Assistindo a nova película francesa da Netflix me deparei com um erro comercial. A produção foi vendida como terror, quando na verdade é um thriller dramático. Dito isto, esteja avisado caso se anime ao ver imagens promocionais e trailers.
Uma família com problemas financeiros passa a ter como renda principal a venda de farinha e proteínas, ambas fornecidas por gafanhotos. Após contato com sangue esses gafanhotos passam por uma mutação, alterando bruscamente o cotidiano dos envolvidos.
Além da possível crítica ecológica, o longa utiliza os gafanhotos assumindo que o telespectador saiba de toda destruição passível de ser causada pelo inseto; fora o claro prenúncio deles agirem como pragas indo de encontro às menções bíblia. Eles incomodam, dão estranheza e são visualmente desconfortantes, elementos esses passados com maestria ao telespectador. Pontos para o diretor, Just Philippot.
Importante ressaltar, quando o impacto vem, ele vem com força. Não são cenas para você se horrorizar ou temer. Estão ali no puro intuito de impactar. Neste quesito o longa se sai muito bem. Não será o filme mais chocante da sua vida, mas aqui é uma boa ideia de como impactar sem necessariamente ser algo nojento ou horroroso.
O núcleo familiar é muito bem estruturado. A mãe Virginie (Suliane Brahim), super batalhadora e faz o possível para garantir o sustento a todos. A irmã mais velha, Laura (Marie Narbonne), sofre bullying na escola pelo trabalho da mãe e, apesar de nitidamente incomodada com a situação, a ajuda sem muitos questionamentos. E, por fim, o caçula Gaston (Raphael Romand), um garoto bonzinho brincalhão.
É difícil ver divisões de personalidades tão bem estipuladas como nesse filme. Cada um contribui para momentos chaves de questionamentos, ações e conflitos, aprofundando a trama de forma bem gradativa. Afinal esse filme é mais voltado para o drama, apesar de outros gêneros impostos nele.
O desconforto vem acompanhado das motivações dos personagens. O não compartilhamento de acontecimentos ruins no intuito de poupar o próximo, aguentar sofrimentos em prol do bem estar de outrem; são coisas que ganham bastante força quando são adicionados elementos de thriller à obra.

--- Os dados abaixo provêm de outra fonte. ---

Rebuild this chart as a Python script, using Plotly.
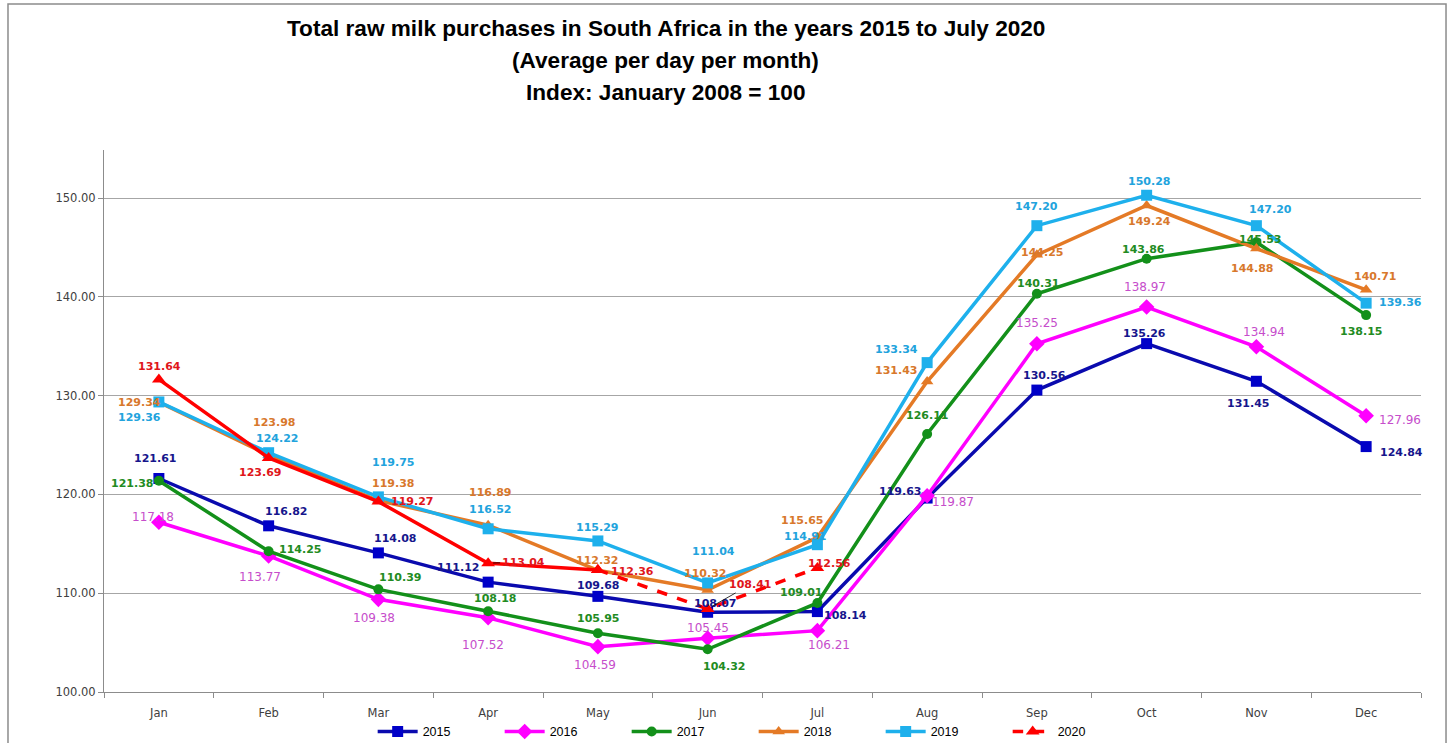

Nem tudo são flores. O ritmo sofre de urgência. Há momentos bem longos de conversas, dando uma certa monotonia ao filme. Não é algo frequente e nem irá te distrair, mas quando acontece você anseia para cortarem e darem continuidade a trama principal. Sabemos o valor dessas cenas (diálogos) mais longos para construção de universo, mas, na real, você só quer ver a próxima cena.
Os momentos de thriller são legais, o drama não é exagerado, a problemática é ok, os atores não foram pagos com uma coxinha e um guaraná, tem cenas impactantes, personagens de fácil identificação e gafanhotos mutantes. Apesar da palavra “mutantes” o longa é bem pautado na realidade. Pode deixar que não existem insetos gigantes ou esquisitões aqui.
Este filme é devagar – não arrastado – e tem seu climax muito bem feito. No mar de produções da Netflix até que esse filme não é ruim, se for pensar direito.